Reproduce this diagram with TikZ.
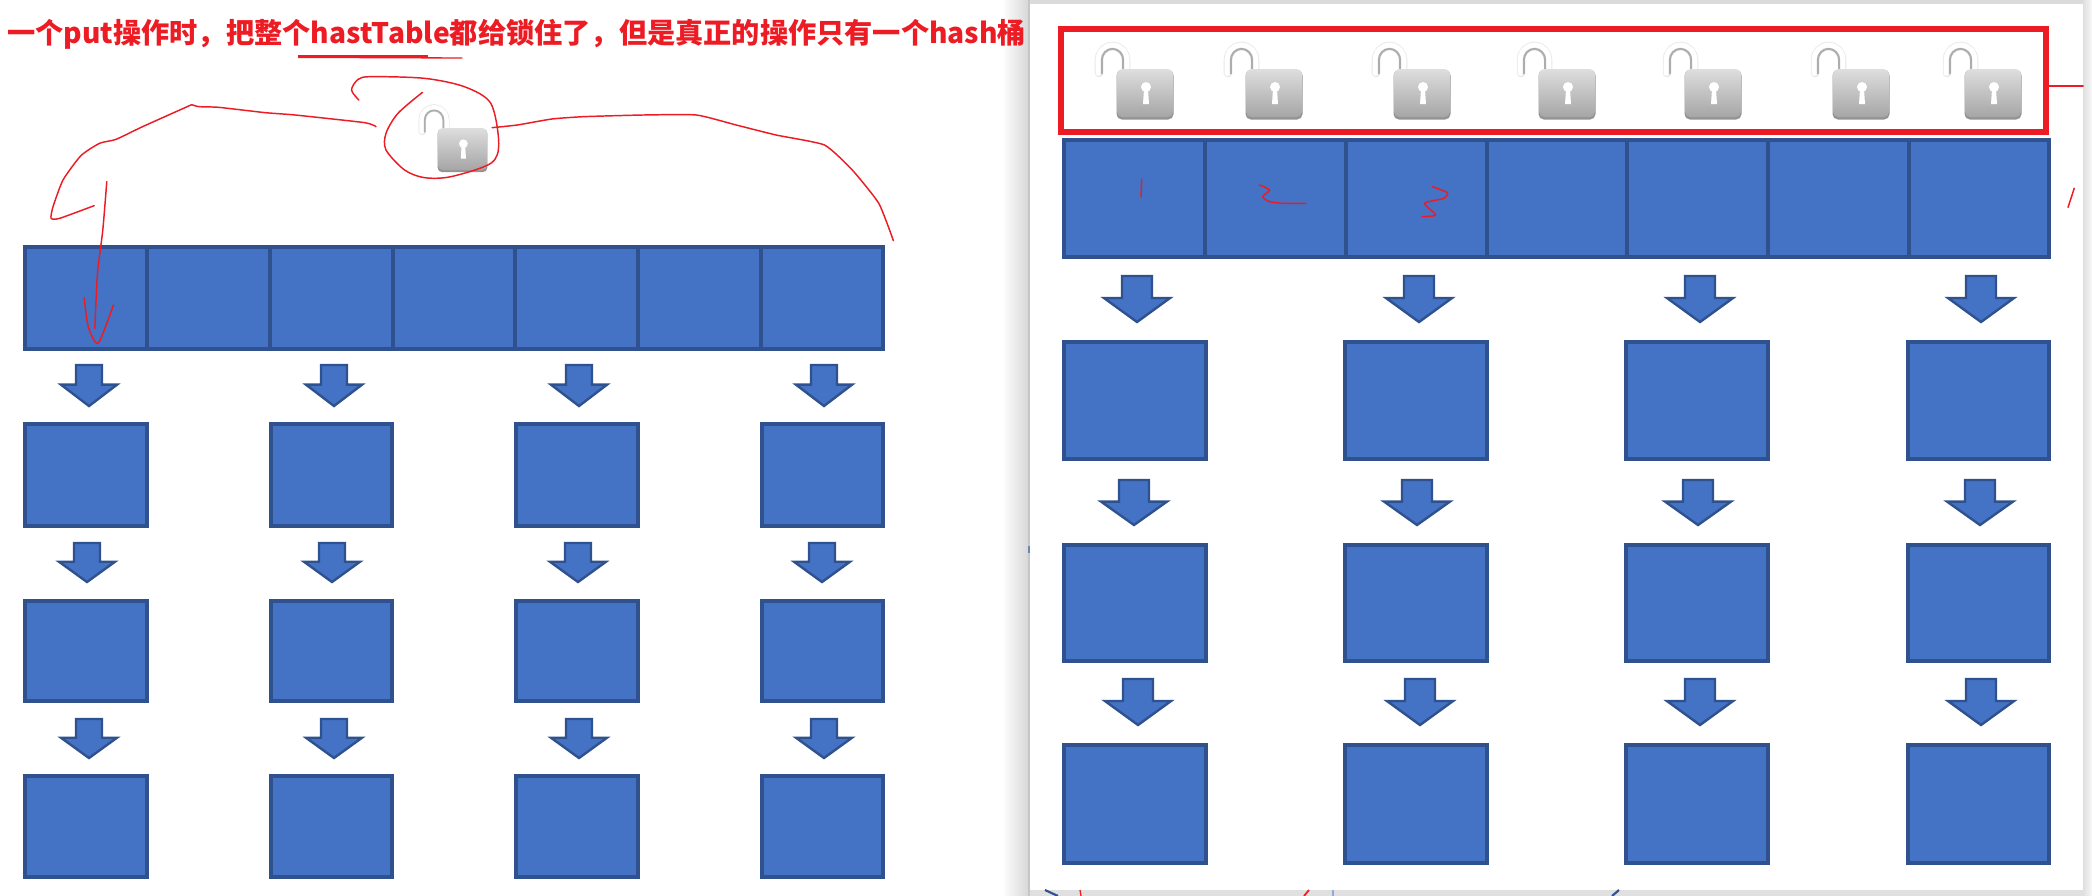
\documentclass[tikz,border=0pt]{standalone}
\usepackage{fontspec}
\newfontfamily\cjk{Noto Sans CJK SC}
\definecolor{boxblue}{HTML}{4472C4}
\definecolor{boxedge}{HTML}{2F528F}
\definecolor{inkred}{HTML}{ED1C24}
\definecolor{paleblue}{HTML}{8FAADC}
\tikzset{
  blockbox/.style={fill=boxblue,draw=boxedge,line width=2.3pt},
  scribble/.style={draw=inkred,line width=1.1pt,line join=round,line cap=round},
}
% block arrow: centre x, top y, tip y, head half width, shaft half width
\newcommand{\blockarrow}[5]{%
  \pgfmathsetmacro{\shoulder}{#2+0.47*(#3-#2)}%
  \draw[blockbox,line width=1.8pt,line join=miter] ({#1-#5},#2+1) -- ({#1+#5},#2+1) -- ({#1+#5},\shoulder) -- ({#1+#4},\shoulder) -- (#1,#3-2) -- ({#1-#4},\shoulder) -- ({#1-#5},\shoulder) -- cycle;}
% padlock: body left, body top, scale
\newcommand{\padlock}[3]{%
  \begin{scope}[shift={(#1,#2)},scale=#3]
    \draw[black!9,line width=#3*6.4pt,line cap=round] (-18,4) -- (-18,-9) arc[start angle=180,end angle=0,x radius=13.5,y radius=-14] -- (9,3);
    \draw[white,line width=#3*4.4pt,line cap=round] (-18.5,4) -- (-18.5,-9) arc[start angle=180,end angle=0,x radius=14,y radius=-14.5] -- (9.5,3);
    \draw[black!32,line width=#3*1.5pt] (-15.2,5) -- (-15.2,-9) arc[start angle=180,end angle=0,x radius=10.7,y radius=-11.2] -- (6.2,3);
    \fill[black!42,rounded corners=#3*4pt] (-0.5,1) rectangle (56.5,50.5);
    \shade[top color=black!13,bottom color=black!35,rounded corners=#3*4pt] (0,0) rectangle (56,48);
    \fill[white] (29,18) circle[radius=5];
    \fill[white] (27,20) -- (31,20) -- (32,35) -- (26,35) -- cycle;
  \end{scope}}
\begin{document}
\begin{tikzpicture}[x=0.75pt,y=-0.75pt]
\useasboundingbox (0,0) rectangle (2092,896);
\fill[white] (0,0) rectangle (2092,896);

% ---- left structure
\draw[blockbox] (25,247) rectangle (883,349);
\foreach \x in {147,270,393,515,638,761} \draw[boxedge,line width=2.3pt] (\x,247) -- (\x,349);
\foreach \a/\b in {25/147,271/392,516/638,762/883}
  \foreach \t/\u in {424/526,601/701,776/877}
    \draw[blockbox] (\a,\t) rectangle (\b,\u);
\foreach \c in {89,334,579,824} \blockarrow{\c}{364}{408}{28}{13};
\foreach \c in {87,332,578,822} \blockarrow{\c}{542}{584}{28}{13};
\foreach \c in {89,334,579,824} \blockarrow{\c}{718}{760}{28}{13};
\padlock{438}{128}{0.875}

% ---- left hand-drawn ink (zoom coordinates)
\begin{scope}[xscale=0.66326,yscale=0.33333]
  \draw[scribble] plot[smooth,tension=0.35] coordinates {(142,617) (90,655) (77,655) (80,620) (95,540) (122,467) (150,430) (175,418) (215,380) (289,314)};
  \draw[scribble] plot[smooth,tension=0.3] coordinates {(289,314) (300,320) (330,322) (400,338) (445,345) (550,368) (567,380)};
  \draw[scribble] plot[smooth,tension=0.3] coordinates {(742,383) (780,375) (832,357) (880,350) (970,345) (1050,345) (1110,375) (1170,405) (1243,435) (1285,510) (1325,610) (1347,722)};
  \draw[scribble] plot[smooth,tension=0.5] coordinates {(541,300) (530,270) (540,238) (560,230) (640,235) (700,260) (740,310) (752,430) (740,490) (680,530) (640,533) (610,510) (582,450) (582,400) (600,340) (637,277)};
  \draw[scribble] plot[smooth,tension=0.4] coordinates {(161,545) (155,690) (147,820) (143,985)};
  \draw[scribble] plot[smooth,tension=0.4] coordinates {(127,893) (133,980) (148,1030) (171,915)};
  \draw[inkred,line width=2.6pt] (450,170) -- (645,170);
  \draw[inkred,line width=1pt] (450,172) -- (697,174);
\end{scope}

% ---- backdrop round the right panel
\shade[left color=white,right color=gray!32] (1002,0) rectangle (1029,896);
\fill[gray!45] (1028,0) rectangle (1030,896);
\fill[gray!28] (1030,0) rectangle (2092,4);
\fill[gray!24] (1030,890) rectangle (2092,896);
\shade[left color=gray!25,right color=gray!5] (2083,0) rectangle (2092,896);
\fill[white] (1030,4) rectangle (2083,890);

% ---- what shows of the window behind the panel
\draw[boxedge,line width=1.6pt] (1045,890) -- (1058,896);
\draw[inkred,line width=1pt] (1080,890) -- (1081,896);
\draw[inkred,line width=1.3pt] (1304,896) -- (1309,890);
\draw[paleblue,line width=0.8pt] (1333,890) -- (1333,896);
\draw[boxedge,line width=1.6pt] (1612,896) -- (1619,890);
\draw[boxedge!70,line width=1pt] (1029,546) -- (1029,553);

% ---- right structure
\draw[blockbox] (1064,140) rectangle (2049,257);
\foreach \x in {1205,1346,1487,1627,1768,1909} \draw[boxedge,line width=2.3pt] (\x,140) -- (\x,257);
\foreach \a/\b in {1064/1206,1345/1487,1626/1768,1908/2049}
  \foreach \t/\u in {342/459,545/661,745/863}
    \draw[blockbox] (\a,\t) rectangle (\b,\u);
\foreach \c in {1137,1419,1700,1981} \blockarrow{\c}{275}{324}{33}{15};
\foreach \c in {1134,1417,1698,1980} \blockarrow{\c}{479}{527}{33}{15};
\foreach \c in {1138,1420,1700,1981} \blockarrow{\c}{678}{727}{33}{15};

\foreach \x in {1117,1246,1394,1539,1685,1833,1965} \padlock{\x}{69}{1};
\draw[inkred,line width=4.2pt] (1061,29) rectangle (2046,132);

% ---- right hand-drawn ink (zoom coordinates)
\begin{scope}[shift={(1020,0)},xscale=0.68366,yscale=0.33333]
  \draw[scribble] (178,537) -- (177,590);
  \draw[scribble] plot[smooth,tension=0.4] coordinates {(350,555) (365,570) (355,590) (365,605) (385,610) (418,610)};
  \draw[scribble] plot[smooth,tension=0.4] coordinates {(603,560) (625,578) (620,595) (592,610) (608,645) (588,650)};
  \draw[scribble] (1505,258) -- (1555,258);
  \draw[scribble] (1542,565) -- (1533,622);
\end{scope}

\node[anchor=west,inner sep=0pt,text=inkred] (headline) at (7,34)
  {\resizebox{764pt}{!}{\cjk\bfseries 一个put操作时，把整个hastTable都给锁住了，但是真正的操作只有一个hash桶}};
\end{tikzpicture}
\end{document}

+ + + + + + +

> [SHORT TASK]
Reproduce the full material exactly, excluding the pictures.

> [FINAL RESULT]
Reproduce this diagram with TikZ.
\documentclass[tikz,border=0pt]{standalone}
\usepackage{fontspec}
\newfontfamily\cjk{Noto Sans CJK SC}
\definecolor{boxblue}{HTML}{4472C4}
\definecolor{boxedge}{HTML}{2F528F}
\definecolor{inkred}{HTML}{ED1C24}
\definecolor{paleblue}{HTML}{8FAADC}
\tikzset{
  blockbox/.style={fill=boxblue,draw=boxedge,line width=2.3pt},
  scribble/.style={draw=inkred,line width=1.1pt,line join=round,line cap=round},
}
% block arrow: centre x, top y, tip y, head half width, shaft half width
\newcommand{\blockarrow}[5]{%
  \pgfmathsetmacro{\shoulder}{#2+0.47*(#3-#2)}%
  \draw[blockbox,line width=1.8pt,line join=miter] ({#1-#5},#2+1) -- ({#1+#5},#2+1) -- ({#1+#5},\shoulder) -- ({#1+#4},\shoulder) -- (#1,#3-2) -- ({#1-#4},\shoulder) -- ({#1-#5},\shoulder) -- cycle;}
% padlock: body left, body top, scale
\newcommand{\padlock}[3]{%
  \begin{scope}[shift={(#1,#2)},scale=#3]
    \draw[black!9,line width=#3*6.4pt,line cap=round] (-18,4) -- (-18,-9) arc[start angle=180,end angle=0,x radius=13.5,y radius=-14] -- (9,3);
    \draw[white,line width=#3*4.4pt,line cap=round] (-18.5,4) -- (-18.5,-9) arc[start angle=180,end angle=0,x radius=14,y radius=-14.5] -- (9.5,3);
    \draw[black!32,line width=#3*1.5pt] (-15.2,5) -- (-15.2,-9) arc[start angle=180,end angle=0,x radius=10.7,y radius=-11.2] -- (6.2,3);
    \fill[black!42,rounded corners=#3*4pt] (-0.5,1) rectangle (56.5,50.5);
    \shade[top color=black!13,bottom color=black!35,rounded corners=#3*4pt] (0,0) rectangle (56,48);
    \fill[white] (29,18) circle[radius=5];
    \fill[white] (27,20) -- (31,20) -- (32,35) -- (26,35) -- cycle;
  \end{scope}}
\begin{document}
\begin{tikzpicture}[x=0.75pt,y=-0.75pt]
\useasboundingbox (0,0) rectangle (2092,896);
\fill[white] (0,0) rectangle (2092,896);

% ---- left structure
\draw[blockbox] (25,247) rectangle (883,349);
\foreach \x in {147,270,393,515,638,761} \draw[boxedge,line width=2.3pt] (\x,247) -- (\x,349);
\foreach \a/\b in {25/147,271/392,516/638,762/883}
  \foreach \t/\u in {424/526,601/701,776/877}
    \draw[blockbox] (\a,\t) rectangle (\b,\u);
\foreach \c in {89,334,579,824} \blockarrow{\c}{364}{408}{28}{13};
\foreach \c in {87,332,578,822} \blockarrow{\c}{542}{584}{28}{13};
\foreach \c in {89,334,579,824} \blockarrow{\c}{718}{760}{28}{13};
\padlock{438}{128}{0.875}

% ---- left hand-drawn ink (zoom coordinates)
\begin{scope}[xscale=0.66326,yscale=0.33333]
  \draw[scribble] plot[smooth,tension=0.35] coordinates {(142,617) (90,655) (77,655) (80,620) (95,540) (122,467) (150,430) (175,418) (215,380) (289,314)};
  \draw[scribble] plot[smooth,tension=0.3] coordinates {(289,314) (300,320) (330,322) (400,338) (445,345) (550,368) (567,380)};
  \draw[scribble] plot[smooth,tension=0.3] coordinates {(742,383) (780,375) (832,357) (880,350) (970,345) (1050,345) (1110,375) (1170,405) (1243,435) (1285,510) (1325,610) (1347,722)};
  \draw[scribble] plot[smooth,tension=0.5] coordinates {(541,300) (530,270) (540,238) (560,230) (640,235) (700,260) (740,310) (752,430) (740,490) (680,530) (640,533) (610,510) (582,450) (582,400) (600,340) (637,277)};
  \draw[scribble] plot[smooth,tension=0.4] coordinates {(161,545) (155,690) (147,820) (143,985)};
  \draw[scribble] plot[smooth,tension=0.4] coordinates {(127,893) (133,980) (148,1030) (171,915)};
  \draw[inkred,line width=2.6pt] (450,170) -- (645,170);
  \draw[inkred,line width=1pt] (450,172) -- (697,174);
\end{scope}

% ---- backdrop round the right panel
\shade[left color=white,right color=gray!32] (1002,0) rectangle (1029,896);
\fill[gray!45] (1028,0) rectangle (1030,896);
\fill[gray!28] (1030,0) rectangle (2092,4);
\fill[gray!24] (1030,890) rectangle (2092,896);
\shade[left color=gray!25,right color=gray!5] (2083,0) rectangle (2092,896);
\fill[white] (1030,4) rectangle (2083,890);

% ---- what shows of the window behind the panel
\draw[boxedge,line width=1.6pt] (1045,890) -- (1058,896);
\draw[inkred,line width=1pt] (1080,890) -- (1081,896);
\draw[inkred,line width=1.3pt] (1304,896) -- (1309,890);
\draw[paleblue,line width=0.8pt] (1333,890) -- (1333,896);
\draw[boxedge,line width=1.6pt] (1612,896) -- (1619,890);
\draw[boxedge!70,line width=1pt] (1029,546) -- (1029,553);

% ---- right structure
\draw[blockbox] (1064,140) rectangle (2049,257);
\foreach \x in {1205,1346,1487,1627,1768,1909} \draw[boxedge,line width=2.3pt] (\x,140) -- (\x,257);
\foreach \a/\b in {1064/1206,1345/1487,1626/1768,1908/2049}
  \foreach \t/\u in {342/459,545/661,745/863}
    \draw[blockbox] (\a,\t) rectangle (\b,\u);
\foreach \c in {1137,1419,1700,1981} \blockarrow{\c}{275}{324}{33}{15};
\foreach \c in {1134,1417,1698,1980} \blockarrow{\c}{479}{527}{33}{15};
\foreach \c in {1138,1420,1700,1981} \blockarrow{\c}{678}{727}{33}{15};

\foreach \x in {1117,1246,1394,1539,1685,1833,1965} \padlock{\x}{69}{1};
\draw[inkred,line width=4.2pt] (1061,29) rectangle (2046,132);

% ---- right hand-drawn ink (zoom coordinates)
\begin{scope}[shift={(1020,0)},xscale=0.68366,yscale=0.33333]
  \draw[scribble] (178,537) -- (177,590);
  \draw[scribble] plot[smooth,tension=0.4] coordinates {(350,555) (365,570) (355,590) (365,605) (385,610) (418,610)};
  \draw[scribble] plot[smooth,tension=0.4] coordinates {(603,560) (625,578) (620,595) (592,610) (608,645) (588,650)};
  \draw[scribble] (1505,258) -- (1555,258);
  \draw[scribble] (1542,565) -- (1533,622);
\end{scope}

\node[anchor=west,inner sep=0pt,text=inkred] (headline) at (7,34)
  {\resizebox{764pt}{!}{\cjk\bfseries 一个put操作时，把整个hastTable都给锁住了，但是真正的操作只有一个hash桶}};
\end{tikzpicture}
\end{document}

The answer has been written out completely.